How to compare two functions at infinity for asymptotic analysis? On this wikipedia page its mentioned that "asymptote of a curve is a line such that the distance between the curve and the line approaches zero as one or both of the x or y coordinates tends to infinity"
But on this page it has compared $n^2+3n$ and $n^2$ and claimed them to be asymptotically equivalent.
I get it that their ratio approaches one as $x \to \infty$ which means they are equal.
But their difference is $3n$ which is also approaching $\infty$. How can two functions with infinite difference be equal? Also it goes against the first links definition that the distance should be approaching zero, which is not the case here as its approaching $\infty$
The basic problem which I am facing is (according to me) : Are $1000000100000$ and $1000000000000$ nearly equal? Their ratio is pretty close to one but there difference is 100000, which is quite big I think.
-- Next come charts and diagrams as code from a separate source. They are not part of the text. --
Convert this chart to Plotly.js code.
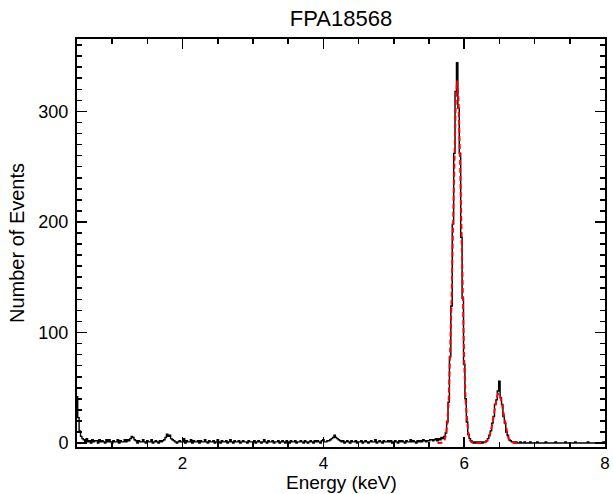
<!DOCTYPE html>
<html>
<head>
<meta charset="utf-8">
<script src="https://cdn.plot.ly/plotly-3.0.1.min.js"></script>
<style>html,body{margin:0;padding:0;background:#fff;}#chart{width:613px;height:494px;}</style>
</head>
<body>
<div id="chart"></div>
<script>
// Spectrum histogram: counts per 0.02 keV bin, bin centres from 0.50 keV
const binStart = 0.50;
const binWidth = 0.02;
const counts = [
  42, 23, 11, 6, 4, 3, 1, 4, 1, 2, 0, 3, 1, 2, 2, 0, 3, 1, 2, 1, 0, 3, 1, 3, 1,          // 0.50-0.98
  0, 2, 1, 1, 3, 0, 2, 1, 1, 3, 1, 3, 2, 4, 6, 5, 3, 2, 0, 2, 1, 1, 3, 1, 0,             // 1.00-1.48
  2, 1, 1, 3, 0, 1, 2, 1, 0, 2, 1, 2, 3, 5, 8, 6, 7, 4, 3, 2, 1, 0, 1, 2, 1,             // 1.50-1.98
  1, 4, 0, 2, 1, 1, 3, 0, 2, 1, 1, 2, 0, 2, 1, 1, 3, 1, 0, 2, 1, 1, 2, 0, 1,             // 2.00-2.48
  3, 1, 0, 2, 1, 1, 2, 0, 1, 3, 1, 0, 2, 1, 1, 2, 0, 1, 2, 1, 1, 0, 2, 1, 1,             // 2.50-2.98
  1, 2, 0, 1, 2, 1, 0, 1, 3, 1, 0, 2, 1, 1, 2, 0, 1, 1, 2, 0, 1, 2, 1, 0, 2,             // 3.00-3.48
  1, 0, 2, 1, 1, 2, 0, 1, 1, 2, 1, 0, 2, 1, 0, 1, 2, 1, 0, 2, 1, 2, 1, 0, 2,             // 3.50-3.98
  3, 1, 1, 2, 2, 3, 4, 5, 7, 5, 4, 3, 2, 1, 2, 0, 1, 2, 1, 0, 2, 1, 1, 2, 0,             // 4.00-4.48
  1, 1, 2, 0, 1, 2, 1, 0, 1, 2, 1, 1, 3, 0, 1, 2, 1, 0, 2, 1, 1, 2, 1, 2, 0,             // 4.50-4.98
  1, 2, 1, 0, 2, 1, 2, 1, 0, 2, 1, 1, 3, 1, 2, 1, 0, 2, 1, 2, 1, 3, 2, 1, 2,             // 5.00-5.48
  2, 3, 3, 2, 3, 4, 2, 4, 3, 5, 4, 6, 9, 19, 37, 78, 124, 198, 262, 318, 344, 303, 262, 186, 131, // 5.50-5.98
  71, 40, 19, 8, 4, 2, 1, 0, 1, 0, 1, 0, 1, 0, 1, 1, 2, 4, 7, 11, 18, 24, 35, 39, 47,   // 6.00-6.48
  56, 41, 35, 24, 18, 10, 7, 3, 2, 1, 1, 0, 1, 0, 0, 1, 0, 0, 1, 0, 0, 0, 1, 0, 0,       // 6.50-6.98
  0, 0, 1, 0, 0, 0, 0, 0, 1, 0, 0, 0, 0, 0, 0, 1, 0, 0, 0, 0, 0, 0, 1, 0, 0,             // 7.00-7.48
  0, 0, 0, 0, 1, 0, 0, 0, 0, 0, 0, 0, 0, 1, 0, 0, 0, 0, 0, 0, 0, 0, 0, 0, 1,             // 7.50-7.98
  0                                                                                        // 8.00
];

// Fitted model (two Gaussian lines), same bin width, starting at 5.62 keV
const fitStart = 5.62;
const fitValues = [
  0, 0.01, 0.06, 0.25, 0.86, 2.7, 7.3, 17.8, 38.6, 74, 127, 192, 259, 309, 328,
  309, 259, 192, 127, 74, 38.6, 17.8, 7.3, 2.7, 0.86, 0.25, 0.06, 0.01, 0, 0,
  0.01, 0.03, 0.09, 0.24, 0.63, 1.5, 3.1, 6.1, 10.7, 17.2, 25.2, 33.5, 40.4, 44.5,
  44.5, 40.4, 33.5, 25.2, 17.2, 10.7, 6.1, 3.1, 1.5, 0.63, 0.24, 0.09, 0.03, 0.01
];

const titleText = "FPA18568";
const xTitle = "Energy (keV)";
const yTitle = "Number of Events";

const energy = counts.map((_, i) => +(binStart + i * binWidth).toFixed(3));
const fitEnergy = fitValues.map((_, i) => +(fitStart + i * binWidth).toFixed(3));

const font = "Liberation Sans, Arial, Helvetica, sans-serif";

const traces = [
  {x: energy, y: counts, type: "scatter", mode: "lines",
   line: {color: "#000", width: 1.4, shape: "hvh"}, hoverinfo: "skip"},
  {x: fitEnergy, y: fitValues, type: "scatter", mode: "lines",
   line: {color: "#ff0000", width: 2, dash: "5px,3px"}, hoverinfo: "skip"}
];

const axisCommon = {
  showline: true, linecolor: "#000", linewidth: 2, mirror: "allticks",
  ticks: "inside", ticklen: 10, tickwidth: 1.6, tickcolor: "#000",
  showgrid: false, zeroline: false,
  tickfont: {family: font, size: 18, color: "#000"}
};

const layout = {
  width: 613, height: 494,
  margin: {l: 77, r: 8, t: 39, b: 47},
  paper_bgcolor: "#fff", plot_bgcolor: "#fff",
  showlegend: false,
  title: {text: titleText, x: 0.5, xref: "paper", y: 0.963, yanchor: "middle",
          font: {family: font, size: 22, color: "#000"}},
  xaxis: Object.assign({}, axisCommon, {
    range: [0.5, 8.0], tickmode: "linear", tick0: 0, dtick: 2,
    ticklabelstandoff: 0,
    tickfont: {family: font, size: 17, color: "#000"},
    minor: {ticks: "inside", ticklen: 5, dtick: 0.5, tick0: 0, tickwidth: 1.6, tickcolor: "#000"}
  }),
  yaxis: Object.assign({}, axisCommon, {
    range: [-3.6, 365.5], tickmode: "linear", tick0: 0, dtick: 100,
    ticklabelstandoff: 3,
    minor: {ticks: "inside", ticklen: 5, dtick: 10, tick0: 0, tickwidth: 1.6, tickcolor: "#000"},
    title: {text: yTitle, font: {family: font, size: 20, color: "#000"}, standoff: 8}
  }),
  annotations: [
    {text: xTitle, xref: "paper", yref: "paper", x: 0.5, y: -0.087,
     xanchor: "center", yanchor: "middle", showarrow: false,
     font: {family: font, size: 19, color: "#000"}}
  ]
};

Plotly.newPlot("chart", traces, layout, {staticPlot: true, displayModeBar: false});
</script>
</body>
</html>
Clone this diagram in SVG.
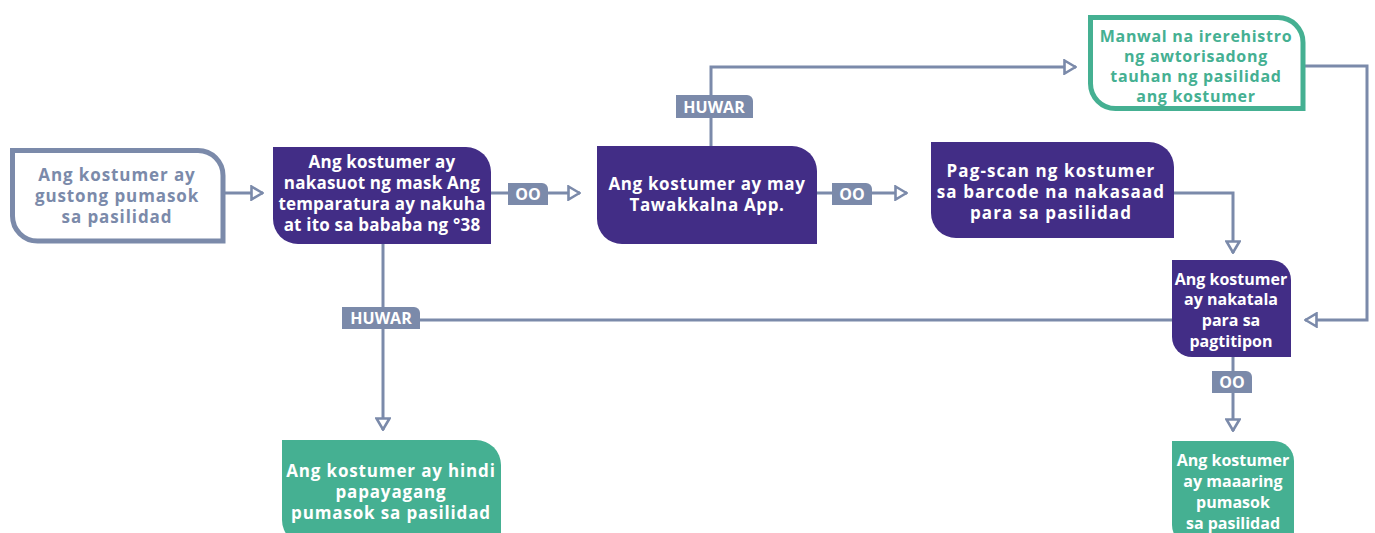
<svg xmlns="http://www.w3.org/2000/svg" width="1375" height="533" viewBox="0 0 1375 533">
<style>
.t{font-family:"Open Sans","Liberation Sans",sans-serif;font-weight:700;font-size:17px;text-anchor:middle}
.w{fill:#ffffff}
.g{fill:#7b8aaa}
.gr{fill:#45b092}
.p{fill:#422d86}
.gf{fill:#45b092}
.c{fill:none;stroke:#7b8aaa;stroke-width:3}
.lb{fill:#7b8aaa}
.lt{font-family:"Open Sans","Liberation Sans",sans-serif;font-weight:700;font-size:16px;fill:#ffffff;text-anchor:middle}
</style>
<defs>
<marker id="ah" markerUnits="userSpaceOnUse" viewBox="0 0 14 16" markerWidth="14" markerHeight="16" refX="13" refY="8" orient="auto">
<polygon points="1.5,1.5 12.5,8 1.5,14.5" fill="#ffffff" stroke="#7b8aaa" stroke-width="2.6"/>
</marker>
</defs>
<rect width="1375" height="533" fill="#ffffff"/>
<g id="connectors">
<path class="c" d="M225,193 H263" marker-end="url(#ah)"/>
<path class="c" d="M491,193 H580" marker-end="url(#ah)"/>
<path class="c" d="M817,193 H907" marker-end="url(#ah)"/>
<path class="c" d="M711,146 V67 H1076" marker-end="url(#ah)"/>
<path class="c" d="M1305,66 H1367 V320 H1305" marker-end="url(#ah)"/>
<path class="c" d="M1174,193 H1233 V253" marker-end="url(#ah)"/>
<path class="c" d="M383,244 V430" marker-end="url(#ah)"/>
<path class="c" d="M1172,320 H383"/>
<path class="c" d="M1233,357 V431" marker-end="url(#ah)"/>
<g id="label-oo1"><path class="lb" d="M508,183 H542 A6 6 0 0 1 548,189 V205 H508 Z"/><text class="lt" x="528" y="200">OO</text></g>
<g id="label-oo2"><path class="lb" d="M832,183 H866 A6 6 0 0 1 872,189 V205 H832 Z"/><text class="lt" x="852" y="200">OO</text></g>
<g id="label-huwar1"><path class="lb" d="M676,95 H747 A6 6 0 0 1 753,101 V118 H676 Z"/><text class="lt" x="714" y="112.5">HUWAR</text></g>
<g id="label-huwar2"><path class="lb" d="M342,307 H414 A6 6 0 0 1 420,313 V329 H342 Z"/><text class="lt" x="381" y="324">HUWAR</text></g>
<g id="label-oo3"><path class="lb" d="M1212,371 H1246 A6 6 0 0 1 1252,377 V393 H1212 Z"/><text class="lt" x="1232" y="388">OO</text></g>
</g>
<g id="n1">
<path d="M12.5,150.5 H198 A25 25 0 0 1 223,175.5 V241 H37.5 A25 25 0 0 1 12.5,216 Z" fill="#ffffff" stroke="#7b8aaa" stroke-width="5"/>
<text class="t g" x="117" style="letter-spacing:0.9px"><tspan x="117" y="181">Ang kostumer ay</tspan><tspan x="117" y="202">gustong pumasok</tspan><tspan x="117" y="223">sa pasilidad</tspan></text>
</g>
<g id="n2">
<path class="p" d="M273,147 H466 A25 25 0 0 1 491,172 V244 H298 A25 25 0 0 1 273,219 Z"/>
<text class="t w" x="382" style="letter-spacing:0.2px"><tspan x="382" y="168">Ang kostumer ay</tspan><tspan x="382" y="189">nakasuot ng mask Ang</tspan><tspan x="382" y="210">temparatura ay nakuha</tspan><tspan x="382" y="231">at ito sa bababa ng °38</tspan></text>
</g>
<g id="n3">
<path class="p" d="M597,146 H792 A25 25 0 0 1 817,171 V244 H622 A25 25 0 0 1 597,219 Z"/>
<text class="t w" x="707" style="letter-spacing:0.65px"><tspan x="707" y="190">Ang kostumer ay may</tspan><tspan x="707" y="211">Tawakkalna App.</tspan></text>
</g>
<g id="n4">
<path class="p" d="M931,142 H1149 A25 25 0 0 1 1174,167 V238 H956 A25 25 0 0 1 931,213 Z"/>
<text class="t w" x="1051" style="letter-spacing:1.1px"><tspan x="1051" y="177">Pag-scan ng kostumer</tspan><tspan x="1051" y="198">sa barcode na nakasaad</tspan><tspan x="1051" y="219">para sa pasilidad</tspan></text>
</g>
<g id="n5">
<path d="M1090.5,17.5 H1278 A25 25 0 0 1 1303,42.5 V108.5 H1115.5 A25 25 0 0 1 1090.5,83.5 Z" fill="#ffffff" stroke="#45b092" stroke-width="5"/>
<text class="t gr" x="1196" style="font-size:16px;letter-spacing:0.7px"><tspan x="1196" y="42">Manwal na irerehistro</tspan><tspan x="1196" y="62">ng awtorisadong</tspan><tspan x="1196" y="82">tauhan ng pasilidad</tspan><tspan x="1196" y="102">ang kostumer</tspan></text>
</g>
<g id="n6">
<path class="p" d="M1172,260 H1271 A20 20 0 0 1 1291,280 V357 H1192 A20 20 0 0 1 1172,337 Z"/>
<text class="t w" x="1231" style="font-size:16px"><tspan x="1231" y="285">Ang kostumer</tspan><tspan x="1231" y="305">ay nakatala</tspan><tspan x="1231" y="326">para sa</tspan><tspan x="1231" y="347">pagtitipon</tspan></text>
</g>
<g id="n7">
<path class="gf" d="M282,440 H476 A25 25 0 0 1 501,465 V545 H307 A25 25 0 0 1 282,520 Z"/>
<text class="t w" x="391" style="letter-spacing:0.85px"><tspan x="391" y="477">Ang kostumer ay hindi</tspan><tspan x="391" y="498">papayagang</tspan><tspan x="391" y="519">pumasok sa pasilidad</tspan></text>
</g>
<g id="n8">
<path class="gf" d="M1172,441 H1274 A20 20 0 0 1 1294,461 V545 H1192 A20 20 0 0 1 1172,525 Z"/>
<text class="t w" x="1233" style="font-size:16px"><tspan x="1233" y="466">Ang kostumer</tspan><tspan x="1233" y="487">ay maaaring</tspan><tspan x="1233" y="508">pumasok</tspan><tspan x="1233" y="529">sa pasilidad</tspan></text>
</g>
</svg>
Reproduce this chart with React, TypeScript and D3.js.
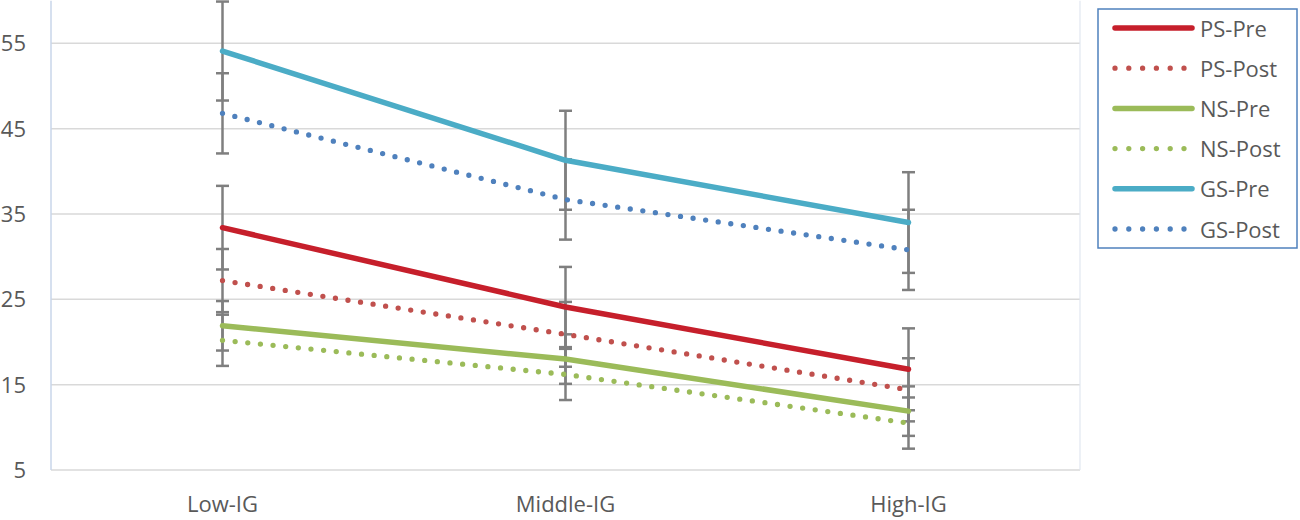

 A: There are two distinct notions at play here. For a given function $f$, the first notion is an asymptote, a line $l$ whose distance $|l(x)-f(x)|$ from $f$ tends to $0$ as $x\to\infty$, while the second notion is asymptotic equivalence/equality, a relation satisfied by a function $g$ whose quotient $\frac{g(x)}{f(x)}$ with $f$ tends to $1$ as $x\to\infty$. The first represents a line, specifically, that $f$ gets near to, in the ordinary, additive sense of "near" as a small absolute difference. But the latter represents a function that grows or vanishes at a similar rate to $f$, in a multiplicative sense. This might immediately ring alarm bells that they aren't the same thing, since a line has only one rate of growth: linear!
Now, either difference near $0$ or a quotient near $1$ can represent some sense of nearness. But one does not necessarily imply the other. We can refer to these two additive and multiplicative types of nearness as absolute and relative, respectively. For example, considering only numbers, $0.001$ and $0.000\,001$ are both tiny and hence near one another in an absolute sense, but they are far in a relative sense since one is $1000$ times the other. And vice versa, $100\,000\,000$ and $100\,010\,000$ may be absolutely far as they have a difference of $10\,000$, but as they are huge numbers on the same order (i.e., number of digits), they are relatively close!
Translating this idea back to functions, as $x\to\infty$, both $1/x$ and $1/x^2$ tend to $0$ but at different rates. Hence, they tend nearer to one another absolutely but not relatively (i.e., they are not asymptotic). On the other hand, $x$ and $x+1$ maintain a constant difference that is dwarfed by their size. Hence, they tend nearer to one another relatively (i.e., they are asymptotic) but not absolutely.
So, an "asymptote (line) of $f$" may not actually be "asymptotic to $f$". It should generally be obvious from context what is meant, but be careful about your terminology.